A visit to the German city of Worms prompts interesting thoughts about the sweep of Jewish history while offering insights into a very contemporary Israeli dilemma.
Worms, an easy hour-long drive from Frankfurt International Airport, vies with Trier and Cologne for the title of Germany's oldest city. The Jewish presence there dates back at least as far back as the 10th century and it became one of the preeminent centers of Jewish learning in medieval Europe. It was also the site of two terrible pogroms -- in 1096 when Crusaders on their way to the Holy Land massacred some 800 Jews and again during the Black Death epidemic of 1348-4, when Jews were accused of poisoning wells and killed in great numbers.
The two main reason Jewish visitors still find their way to Worms are the Jewish cemetery, dating from the 11th century, believed to be the oldest in Europe, and the 11th century synagogue -- about which more later.
The cemetery is a peaceful, evocative place with old, weathered gravestones leaning gently in the shady precincts, their Hebrew inscriptions eroded by centuries of wear. The most famous belongs to Rabbi Meir of Rothenburg who was born in Worms around the year 1215 and became the leading authority of his day on the Talmud and Jewish law. As can be seen by the pile of pebbles placed on his gravestone and the many printed prayers left beside his burial place, it is still a place of pilgrimage.

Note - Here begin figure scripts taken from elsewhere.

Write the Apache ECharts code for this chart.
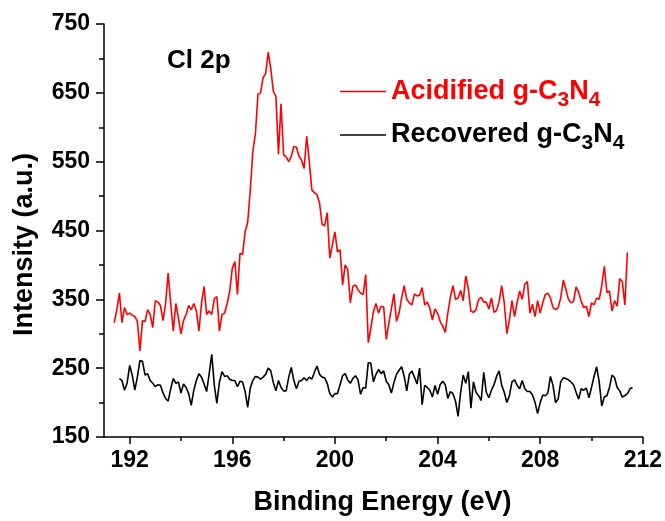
<!DOCTYPE html>
<html>
<head>
<meta charset="utf-8">
<title>Cl 2p</title>
<script src="https://cdn.jsdelivr.net/npm/echarts@6.0.0/dist/echarts.min.js"></script>
<style>
    html, body { margin: 0; padding: 0; background: #fff; }
    #xps { width: 665px; height: 521px; }
</style>
</head>
<body>
<div id="xps"></div>
<script>
// binding energy grid (eV), 0.1 eV step
var energy = [
    191.4, 191.5, 191.6, 191.7, 191.8, 191.9, 192.0, 192.1, 192.2, 192.3,
    192.4, 192.5, 192.6, 192.7, 192.8, 192.9, 193.0, 193.1, 193.2, 193.3,
    193.4, 193.5, 193.6, 193.7, 193.8, 193.9, 194.0, 194.1, 194.2, 194.3,
    194.4, 194.5, 194.6, 194.7, 194.8, 194.9, 195.0, 195.1, 195.2, 195.3,
    195.4, 195.5, 195.6, 195.7, 195.8, 195.9, 196.0, 196.1, 196.2, 196.3,
    196.4, 196.5, 196.6, 196.7, 196.8, 196.9, 197.0, 197.1, 197.2, 197.3,
    197.4, 197.5, 197.6, 197.7, 197.8, 197.9, 198.0, 198.1, 198.2, 198.3,
    198.4, 198.5, 198.6, 198.7, 198.8, 198.9, 199.0, 199.1, 199.2, 199.3,
    199.4, 199.5, 199.6, 199.7, 199.8, 199.9, 200.0, 200.1, 200.2, 200.3,
    200.4, 200.5, 200.6, 200.7, 200.8, 200.9, 201.0, 201.1, 201.2, 201.3,
    201.4, 201.5, 201.6, 201.7, 201.8, 201.9, 202.0, 202.1, 202.2, 202.3,
    202.4, 202.5, 202.6, 202.7, 202.8, 202.9, 203.0, 203.1, 203.2, 203.3,
    203.4, 203.5, 203.6, 203.7, 203.8, 203.9, 204.0, 204.1, 204.2, 204.3,
    204.4, 204.5, 204.6, 204.7, 204.8, 204.9, 205.0, 205.1, 205.2, 205.3,
    205.4, 205.5, 205.6, 205.7, 205.8, 205.9, 206.0, 206.1, 206.2, 206.3,
    206.4, 206.5, 206.6, 206.7, 206.8, 206.9, 207.0, 207.1, 207.2, 207.3,
    207.4, 207.5, 207.6, 207.7, 207.8, 207.9, 208.0, 208.1, 208.2, 208.3,
    208.4, 208.5, 208.6, 208.7, 208.8, 208.9, 209.0, 209.1, 209.2, 209.3,
    209.4, 209.5, 209.6, 209.7, 209.8, 209.9, 210.0, 210.1, 210.2, 210.3,
    210.4, 210.5, 210.6, 210.7, 210.8, 210.9, 211.0, 211.1, 211.2, 211.3,
    211.4, 211.5, 211.6
];

// acidified sample, 191.4 -> 211.4 eV
var acidified = [
    316, 335, 359, 316, 338, 328, 330, 327, 325, 318,
    275, 319, 318, 335, 328, 309, 348, 346, 341, 319,
    344, 388, 344, 304, 344, 323, 300, 319, 328, 341,
    335, 344, 333, 304, 344, 369, 328, 333, 328, 351,
    354, 304, 328, 330, 344, 362, 395, 405, 357, 417,
    415, 448, 462, 508, 565, 590, 648, 650, 672, 678,
    709, 685, 652, 645, 561, 634, 560, 557, 550, 558,
    572, 571, 558, 552, 540, 587, 550, 509, 505, 502,
    490, 459, 457, 476, 410, 429, 448, 419, 422, 371,
    400, 393, 345, 369, 371, 364, 359, 357, 386, 287,
    308, 332, 344, 330, 340, 339, 292, 315, 336, 358,
    318, 330, 352, 370, 350, 345, 342, 358, 355, 356,
    367, 342, 346, 337, 320, 336, 330, 318, 311, 302,
    330, 353, 370, 350, 352, 363, 348, 384, 365, 333,
    331, 335, 350, 353, 346, 346, 336, 352, 331, 334,
    347, 370, 345, 300, 320, 348, 325, 345, 362, 350,
    372, 376, 330, 343, 325, 348, 330, 345, 357, 359,
    352, 338, 335, 338, 352, 378, 365, 350, 345, 347,
    368, 360, 347, 338, 340, 325, 345, 342, 352, 350,
    370, 398, 360, 362, 333, 348, 340, 380, 376, 342,
    418
];

// recovered sample, 191.6 -> 211.6 eV
var recovered = [
    235, 232, 218, 228, 254, 240, 218, 237, 261, 260,
    240, 242, 232, 228, 223, 226, 225, 214, 206, 202,
    220, 235, 228, 230, 214, 227, 222, 213, 196, 218,
    232, 242, 237, 227, 216, 242, 270, 225, 199, 230,
    245, 238, 239, 234, 232, 232, 223, 231, 230, 216,
    193, 221, 232, 238, 237, 234, 237, 241, 250, 246,
    229, 217, 232, 222, 217, 217, 237, 251, 232, 220,
    231, 232, 236, 232, 237, 234, 244, 253, 241, 237,
    236, 228, 213, 208, 213, 213, 226, 239, 242, 233,
    228, 235, 239, 233, 212, 222, 221, 258, 257, 230,
    241, 248, 242, 246, 231, 226, 214, 229, 241, 247,
    252, 238, 217, 241, 246, 237, 227, 250, 197, 225,
    222, 218, 208, 225, 212, 226, 231, 226, 206, 216,
    213, 202, 180, 215, 240, 228, 245, 192, 230, 215,
    210, 203, 244, 215, 207, 218, 226, 238, 246, 225,
    215, 200, 210, 230, 233, 225, 220, 232, 220, 216,
    216, 211, 200, 184, 200, 211, 210, 214, 238, 225,
    200, 205, 230, 236, 235, 233, 230, 226, 215, 205,
    220, 218, 221, 207, 222, 238, 252, 230, 195, 208,
    210, 222, 240, 236, 222, 217, 208, 210, 213, 220,
    222
];

// tick labels
var xMajorTicks = [192, 196, 200, 204, 208, 212];
var xMinorTicks = [194, 198, 202, 206, 210];

var FONT = "'Liberation Sans', Arial, sans-serif";

function pairs(offset, values) {
    var out = [];
    for (var i = 0; i < values.length; i++) {
        out.push([energy[i + offset], values[i]]);
    }
    return out;
}

var myChart = echarts.init(document.getElementById('xps'));

var option = {
    backgroundColor: '#fff',
    animation: false,
    grid: {
        left: 104,
        right: 22,
        top: 24,
        bottom: 81
    },
    legend: {
        orient: 'vertical',
        left: 335,
        top: 73,
        icon: 'rect',
        itemWidth: 46,
        itemHeight: 1.6,
        itemGap: 11,
        data: ['Acidified', 'Recovered'],
        formatter: function (name) {
            if (name === 'Acidified') {
                return '{r|Acidified g-C}{rs|3}{r|N}{rs|4}';
            }
            return '{k|Recovered g-C}{ks|3}{k|N}{ks|4}';
        },
        textStyle: {
            rich: {
                r: { color: '#ff0000', fontSize: 27, fontWeight: 'bold', fontFamily: FONT, lineHeight: 38 },
                rs: { color: '#ff0000', fontSize: 21, fontWeight: 'bold', fontFamily: FONT, lineHeight: 16, verticalAlign: 'bottom' },
                k: { color: '#000', fontSize: 27, fontWeight: 'bold', fontFamily: FONT, lineHeight: 38 },
                ks: { color: '#000', fontSize: 21, fontWeight: 'bold', fontFamily: FONT, lineHeight: 16, verticalAlign: 'bottom' }
            }
        }
    },
    graphic: [{
        type: 'text',
        left: 167,
        top: 48,
        style: {
            text: 'Cl 2p',
            font: 'bold 26px ' + FONT,
            fill: '#000'
        }
    }],
    xAxis: [{
        type: 'value',
        min: 191,
        max: 212,
        position: 'bottom',
        name: 'Binding Energy (eV)',
        nameLocation: 'middle',
        nameGap: 52,
        nameTextStyle: {
            fontSize: 27,
            fontWeight: 'bold',
            fontFamily: FONT,
            color: '#000',
            padding: [0, 0, 0, 18]
        },
        axisLine: { lineStyle: { color: '#000', width: 1.5 } },
        axisTick: { length: 7, lineStyle: { color: '#000', width: 1.5 }, customValues: xMajorTicks },
        axisLabel: {
            customValues: xMajorTicks,
            margin: 12,
            fontSize: 23,
            fontWeight: 'bold',
            fontFamily: FONT,
            color: '#000'
        },
        splitLine: { show: false }
    }, {
        // minor ticks only
        type: 'value',
        min: 191,
        max: 212,
        position: 'bottom',
        axisLine: { show: false },
        axisTick: { length: 4, lineStyle: { color: '#000', width: 1.5 }, customValues: xMinorTicks },
        axisLabel: { show: false },
        splitLine: { show: false }
    }],
    yAxis: {
        type: 'value',
        min: 150,
        max: 750,
        interval: 100,
        name: 'Intensity (a.u.)',
        nameLocation: 'middle',
        nameGap: 66,
        nameTextStyle: {
            fontSize: 27,
            fontWeight: 'bold',
            fontFamily: FONT,
            color: '#000',
            padding: [0, 28, 0, 0]
        },
        axisLine: { show: true, lineStyle: { color: '#000', width: 1.5 } },
        axisTick: { show: true, length: 8, lineStyle: { color: '#000', width: 1.5 } },
        minorTick: { show: true, splitNumber: 2, length: 5, lineStyle: { color: '#000', width: 1.5 } },
        axisLabel: {
            margin: 14,
            fontSize: 23,
            fontWeight: 'bold',
            fontFamily: FONT,
            color: '#000'
        },
        splitLine: { show: false }
    },
    series: [{
        name: 'Acidified',
        type: 'line',
        symbol: 'none',
        lineStyle: { color: '#ff0000', width: 1.6 },
        itemStyle: { color: '#ff0000' },
        data: pairs(0, acidified)
    }, {
        name: 'Recovered',
        type: 'line',
        symbol: 'none',
        lineStyle: { color: '#000', width: 1.6 },
        itemStyle: { color: '#000' },
        data: pairs(2, recovered)
    }]
};

myChart.setOption(option);
</script>
</body>
</html>
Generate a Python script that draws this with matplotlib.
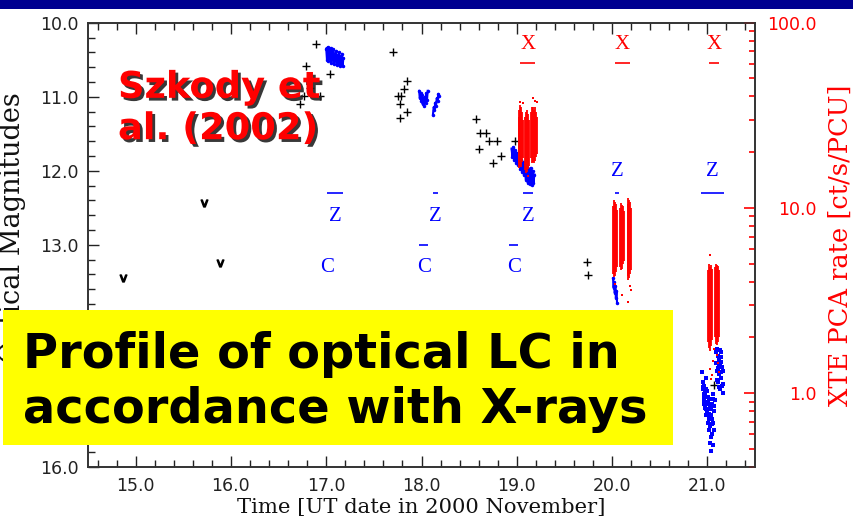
import matplotlib
matplotlib.use("Agg")
import matplotlib.pyplot as plt
from matplotlib.patches import Rectangle
from matplotlib.ticker import MultipleLocator, FixedLocator, FormatStrFormatter
import matplotlib.patheffects as pe

# ---------------- data ----------------
# optical single measurements (crosses): time [UT date], magnitude
cross_t = [16.725, 16.767, 16.830, 16.893, 16.788, 16.935, 17.040,
           17.704, 17.844, 17.815, 17.756, 17.790, 17.774, 17.850, 17.774,
           18.569, 18.614, 18.677, 18.711, 18.789, 18.607, 18.830, 18.753, 18.980,
           19.736, 19.747, 21.072]
cross_m = [11.10, 10.99, 10.88, 10.29, 10.59, 10.99, 10.69,
           10.39, 10.79, 10.89, 10.99, 10.99, 11.10, 11.20, 11.29,
           11.30, 11.49, 11.49, 11.60, 11.60, 11.70, 11.80, 11.89, 11.60,
           13.23, 13.41, 14.89]

# upper limits ("v")
ul_t = [14.870, 15.717, 15.885]
ul_m = [13.45, 12.44, 13.25]

# optical time-resolved photometry (blue)
b17_t = [17.000, 17.008, 17.015, 17.022, 17.030, 17.038, 17.045, 17.052, 17.060,
         17.068, 17.075, 17.082, 17.090, 17.098, 17.105, 17.112, 17.120, 17.128,
         17.135, 17.142, 17.150, 17.158, 17.165, 17.172, 17.180]
b17_m = [10.35, 10.50, 10.33, 10.52, 10.38, 10.48, 10.34, 10.55, 10.40,
         10.50, 10.36, 10.56, 10.42, 10.52, 10.38, 10.57, 10.44, 10.55,
         10.40, 10.58, 10.45, 10.56, 10.42, 10.59, 10.48]
b18a_t = [17.975, 17.982, 17.990, 17.998, 18.005, 18.012, 18.020, 18.028,
          18.035, 18.042, 18.050, 18.058, 18.065]
b18a_m = [10.92, 11.02, 10.95, 11.06, 10.98, 11.10, 11.02, 11.12,
          11.00, 11.08, 10.95, 11.04, 10.92]
b18b_t = [18.120, 18.128, 18.136, 18.144, 18.152, 18.160, 18.168, 18.176, 18.184]
b18b_m = [11.24, 11.14, 11.18, 11.08, 11.12, 11.02, 11.06, 10.96, 10.99]
b19_t = [18.945, 18.955, 18.965, 18.975, 18.985, 18.995, 19.005, 19.015, 19.025,
         19.035, 19.045, 19.055, 19.065, 19.075, 19.085, 19.095, 19.105, 19.115,
         19.125, 19.135, 19.145, 19.155, 19.165, 19.175, 19.185]
b19_m = [11.70, 11.82, 11.68, 11.86, 11.72, 11.90, 11.76, 11.92, 11.80,
         11.98, 11.85, 12.02, 11.88, 12.06, 11.92, 12.12, 11.95, 12.16,
         11.98, 12.18, 11.96, 12.19, 12.00, 12.17, 12.05]
b20_t = [20.010, 20.016, 20.022, 20.028, 20.034, 20.040, 20.046, 20.052]
b20_m = [13.45, 13.58, 13.50, 13.65, 13.55, 13.72, 13.62, 13.78]
b21_t = [20.945, 20.950, 20.955, 20.960, 20.965, 20.970, 20.975, 20.980, 20.985,
         20.990, 20.995, 21.000, 21.005, 21.010, 21.015, 21.020, 21.025, 21.030,
         21.035, 21.040, 21.045, 21.050, 21.055, 21.060, 21.065, 21.070, 21.075,
         21.035, 21.030, 21.010, 20.985, 21.050,
         20.958, 20.968, 20.978, 20.988, 20.998, 21.008, 21.018, 21.028, 21.038,
         21.048, 21.058, 21.068, 20.962, 20.982, 21.002, 21.022, 21.042, 21.062,
         21.090, 21.095, 21.100, 21.105, 21.110, 21.115, 21.120, 21.125, 21.130,
         21.135, 21.140, 21.145, 21.150, 21.155, 21.160, 21.165, 21.100, 21.120,
         21.140, 21.160, 21.108, 21.128, 21.148, 21.118, 21.138]
b21_m = [14.72, 14.85, 14.95, 15.05, 14.90, 15.10, 15.20, 15.00, 15.30,
         14.95, 15.15, 15.25, 15.40, 15.05, 15.35, 15.50, 15.20, 15.45,
         15.60, 15.30, 15.55, 15.15, 15.70, 15.40, 15.25, 15.50, 15.10,
         15.78, 15.68, 15.12, 14.80, 15.35,
         14.92, 15.02, 15.12, 15.22, 14.98, 15.28, 15.08, 15.32, 15.18,
         15.42, 15.02, 15.18, 15.15, 15.05, 15.12, 15.28, 15.22, 15.08,
         14.45, 14.60, 14.40, 14.70, 14.50, 14.85, 14.55, 14.75, 14.95,
         14.60, 14.80, 14.45, 14.90, 14.65, 14.70, 15.00, 14.82, 14.62,
         14.52, 14.88, 14.66, 14.42, 14.72, 14.92, 14.58]

# X-ray (RXTE PCA) count rate, binned: time, min rate, max rate [ct/s/PCU]
xr_t = [19.018, 19.028, 19.038, 19.048, 19.058, 19.068,
        19.090, 19.100, 19.110, 19.120, 19.130,
        19.152, 19.162, 19.172, 19.182, 19.192, 19.202, 19.212,
        20.008, 20.018, 20.028, 20.038, 20.048,
        20.086, 20.096, 20.106, 20.116, 20.126,
        20.162, 20.172, 20.182, 20.192, 20.202,
        21.005, 21.015, 21.025, 21.035, 21.045,
        21.085, 21.095, 21.105, 21.115, 21.125]
xr_lo = [17.5, 16.4, 17.0, 16.6, 17.8, 18.5,
         16.0, 15.4, 15.6, 16.2, 16.8,
         18.5, 17.5, 17.8, 17.5, 18.0, 18.8, 19.5,
         4.4, 4.25, 4.3, 4.5, 4.8,
         4.8, 4.6, 4.7, 5.0, 5.2,
         4.3, 4.1, 4.2, 4.4, 4.6,
         1.9, 1.75, 1.7, 1.8, 1.95,
         2.0, 1.85, 1.82, 1.9, 2.0]
xr_hi = [31.0, 34.0, 36.0, 35.0, 33.0, 30.0,
         31.0, 33.0, 33.7, 32.0, 30.0,
         33.0, 35.0, 35.2, 34.0, 35.0, 33.0, 31.0,
         10.2, 11.0, 10.8, 10.5, 9.8,
         10.0, 10.6, 10.4, 10.2, 9.6,
         10.5, 11.3, 11.0, 10.8, 10.0,
         4.6, 5.0, 4.8, 4.9, 4.7,
         4.8, 5.0, 4.9, 4.85, 4.6]
# isolated X-ray points
xo_t = [19.175, 19.195, 19.030, 19.060, 19.210, 19.120,
        20.100, 20.170, 20.190, 20.030, 20.200,
        21.025, 21.030, 21.050, 21.110, 21.120, 21.105, 21.060, 21.040, 21.070]
xo_r = [39.4, 38.0, 37.5, 36.8, 37.5, 14.8,
        3.4, 3.1, 3.8, 3.9, 3.6,
        5.56, 1.35, 1.25, 1.45, 1.30, 1.60, 1.50, 1.20, 1.73]

# observation coverage bars: start, end
z_start = [17.005, 18.124, 19.062, 20.027, 20.933]
z_end = [17.179, 18.175, 19.173, 20.076, 21.171]
c_start = [17.003, 17.977, 18.921]
c_end = [17.010, 18.071, 19.016]
x_start = [19.036, 20.027, 21.014]
x_end = [19.193, 20.191, 21.119]

xticks = [15.0, 16.0, 17.0, 18.0, 19.0, 20.0, 21.0]
yticks = [10.0, 11.0, 12.0, 13.0, 14.0, 15.0, 16.0]
rticks = [1.0, 10.0, 100.0]

BLUE = "#0000ff"
RED = "#ff0000"

# ---------------- figure ----------------
W, H = 854, 520
fig = plt.figure(figsize=(W / 100, H / 100), dpi=100)
fig.patch.set_facecolor("white")

L, R, T, B = 88, 755, 22.7, 467
ax = fig.add_axes([L / W, 1 - B / H, (R - L) / W, (B - T) / H])
ax2 = ax.twinx()

ax.set_xlim(14.5, 21.5)
ax.set_ylim(16.0, 10.0)
ax2.set_yscale("log")
ax2.set_ylim(0.4, 100.0)

for a in (ax, ax2):
    for sp in a.spines.values():
        sp.set_color("#333333")
        sp.set_linewidth(1.2)

ax.xaxis.set_major_locator(FixedLocator(xticks))
ax.xaxis.set_minor_locator(MultipleLocator(0.2))
ax.yaxis.set_major_locator(FixedLocator(yticks))
ax.yaxis.set_minor_locator(MultipleLocator(0.2))
ax.xaxis.set_major_formatter(FormatStrFormatter("%.1f"))
ax.yaxis.set_major_formatter(FormatStrFormatter("%.1f"))
ax.tick_params(axis="both", which="both", direction="in", colors="#222222",
               top=True, right=False, labelsize=12.5)
ax.tick_params(axis="both", which="major", length=8, width=1.0, pad=7)
ax.tick_params(axis="both", which="minor", length=5, width=1.0)

ax2.yaxis.set_major_locator(FixedLocator(rticks))
ax2.yaxis.set_major_formatter(FormatStrFormatter("%.1f"))
ax2.tick_params(axis="y", which="both", direction="in", colors=RED, labelcolor=RED,
                labelsize=12.5)
ax2.tick_params(axis="y", which="major", length=8, width=1.2, pad=44.5)
ax2.tick_params(axis="y", which="minor", length=4, width=1.2)
for lab in ax2.get_yticklabels():
    lab.set_horizontalalignment("right")

for lab in ax.get_xticklabels() + ax.get_yticklabels() + ax2.get_yticklabels():
    lab.set_fontfamily("DejaVu Sans")

# optical data
ax.plot(cross_t, cross_m, linestyle="none", marker="+", color="black",
        markersize=6, markeredgewidth=1.0, zorder=3)
ax.plot(ul_t, ul_m, linestyle="none", marker=r"$\mathsf{v}$", color="black",
        markersize=5, zorder=3)
for t, m in [(b17_t, b17_m), (b18a_t, b18a_m), (b18b_t, b18b_m),
             (b19_t, b19_m), (b20_t, b20_m)]:
    ax.plot(t, m, color=BLUE, linewidth=1.5, zorder=3)
    ax.plot(t, m, linestyle="none", marker=".", color=BLUE, markersize=3, zorder=3)
ax.plot(b21_t, b21_m, linestyle="none", marker="s", color=BLUE,
        markersize=2.4, markeredgewidth=0, zorder=3)

# X-ray data
ax2.vlines(xr_t, xr_lo, xr_hi, colors=RED, linewidth=1.3, zorder=2)
ax2.plot(xo_t, xo_r, linestyle="none", marker="s", color=RED,
         markersize=2.0, markeredgewidth=0, zorder=2)

# coverage bars and labels
lblfont = dict(family="Liberation Serif", size=15)
ax.hlines([12.30] * len(z_start), z_start, z_end, colors=BLUE, linewidth=1.2)
ax.hlines([13.00] * len(c_start), c_start, c_end, colors=BLUE, linewidth=1.2)
ax.hlines([10.55] * len(x_start), x_start, x_end, colors=RED, linewidth=1.2)
for i, (s, e) in enumerate(zip(z_start, z_end)):
    ymag = 12.62 if i < 3 else 12.01
    ax.text((s + e) / 2, ymag, "Z", color=BLUE, ha="center", va="center", **lblfont)
for s, e in zip(c_start, c_end):
    ax.text((s + e) / 2, 13.30, "C", color=BLUE, ha="center", va="center", **lblfont)
for s, e in zip(x_start, x_end):
    ax.text((s + e) / 2, 10.30, "X", color=RED, ha="center", va="center", **lblfont)

# axis labels
fig.text(421 / W, 1 - 507 / H, "Time [UT date in 2000 November]", ha="center",
         va="center", family="DejaVu Serif", size=15.2, color="#111111")
fig.text(13 / W, 1 - 228 / H, "Optical Magnitudes", ha="center", va="center",
         rotation=90, family="DejaVu Serif", size=19.5, color="#111111")
fig.text(840 / W, 1 - 245 / H, "XTE PCA rate [ct/s/PCU]", ha="center", va="center",
         rotation=90, family="DejaVu Serif", size=18.5, color=RED)

# slide decorations
fig.add_artist(Rectangle((0, 1 - 8.5 / H), 1, 8.5 / H, transform=fig.transFigure,
                         facecolor="#000090", edgecolor="none", zorder=5))
fig.add_artist(Rectangle((3 / W, 1 - 445 / H), 670 / W, 135 / H,
                         transform=fig.transFigure, facecolor="#ffff00",
                         edgecolor="none", zorder=5))
fig.text(23 / W, 1 - 382 / H, "Profile of optical LC in\naccordance with X-rays",
         ha="left", va="center", family="DejaVu Sans", weight="bold", size=34.5,
         color="black", linespacing=1.22, zorder=6)
fig.text(118 / W, 1 - 108 / H, "Szkody et\nal. (2002)", ha="left", va="center",
         family="DejaVu Sans", weight="bold", size=26.5, color=RED,
         linespacing=1.15, zorder=6,
         path_effects=[pe.SimplePatchShadow(offset=(2, -2), shadow_rgbFace="#222222",
                                            alpha=0.9), pe.Normal()])

fig.savefig("out.png", dpi=100)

In 1244, Rabbi Meir personally witnessed the ritual burning of 24 wagon loads of Talmudic manuscripts in Paris by the Church after a fake judicial proceeding in which Judaism itself was put on trial. He wrote a famous dirge mourning the event which is still recited on the Ninth of Av fast day in many communities
Rabbi Meir returned to Germany the following year and established a famous yeshiva or house of learning in Rothenberg. However, in1286, responding to yet another threatening upsurge of antisemitism, he decided he had no choice but to take his family to the Land of Israel. While passing through Lombardy, he was captured by the archbishop of Mainz and imprisoned in the fortress of Ensisheim where he was held for ransom.
Jews from far and wide gathered the vast sum of 20,000 marks to buy his freedom but the Rabbi strictly forbade his followers from paying the ransom, arguing that it would just encourage more hostage-taking of other rabbis and Jewish leaders. He spent the next seven years in prison until his death in 1293.
The issues raised by this story are eerily reminiscent of the debate that raged in Israel recently around the release of the captured soldier Gilad Shalit. Israel released over 1,000 terrorists to secure the release of this one soldier who had been held by Hamas for five years. Opponents of the deal argued that paying this steep price would only encourage terrorists to try to capture more Israelis and Hamas leaders made it clear they indeed intended to do so if they could. Supporters of the prisoner exchange conceded that this was a grave and serious danger but argued that Israel has a fundamental commitment and moral responsibility to redeem all those who serve in its defense.
After he died, Rabbi Meir's body was still not handed over to his loved ones until 14 years later, when a Jew named Alexander Suskind Wimpfen paid a substantial ransom to reclaim it. In return Alexander requested only that after his own death his body should be laid to rest by the side of the saintly Rabbi. His wish was carried out and in the ancient Jewish cemetery of Worms the two tombstones still stand side by side to this very day.
The other notable Jewish site in Worms is the Rashi synagogue, which dates from 1175 and is named after the famous medieval Torah commentator who spent a part of his career there. In the adjoining museum devoted to the history of the Jews of Worms, there is a chilling photograph of the synagogue going up in flames during Kristallnacht in 1938 when much of the Jewish Quarter was destroyed. The local fire brigade is on the scene and firefighters can be seen aiming their hoses directly away from the synagogue to protect nearby German homes and buildings. The photograph shows townspeople watching attentively as the building that had stood in their midst for almost 800 years burns to the ground.
That was effectively the end of the Jews of Worms. Those who could not get out of Germany were eventually deported to death camps.
It's nice that the synagogue with its adjoining mikve (ritual bath) and circumcision room have been so faithfully reconstructed -- but the buildings stand more as a reminder of what used to be than a living center of worship, scholarship or communal life.
There is a grim postscript to the story. On May 17, 2010, the Associated Press reported that the synagogue had been fire bombed. Eight corners of the building were set ablaze, and a Molotov cocktail was thrown at a window.Notes left at the scene read, in badly worded German: "As soon as you don't leave the Palestinians in peace, we won't let you in peace."
Fortunately there were no injuries and this time the fire brigade put out the flames -- however one can't help reading this news and reflecting on the fate over the centuries of Jews in Germany in particular and the Diaspora in general.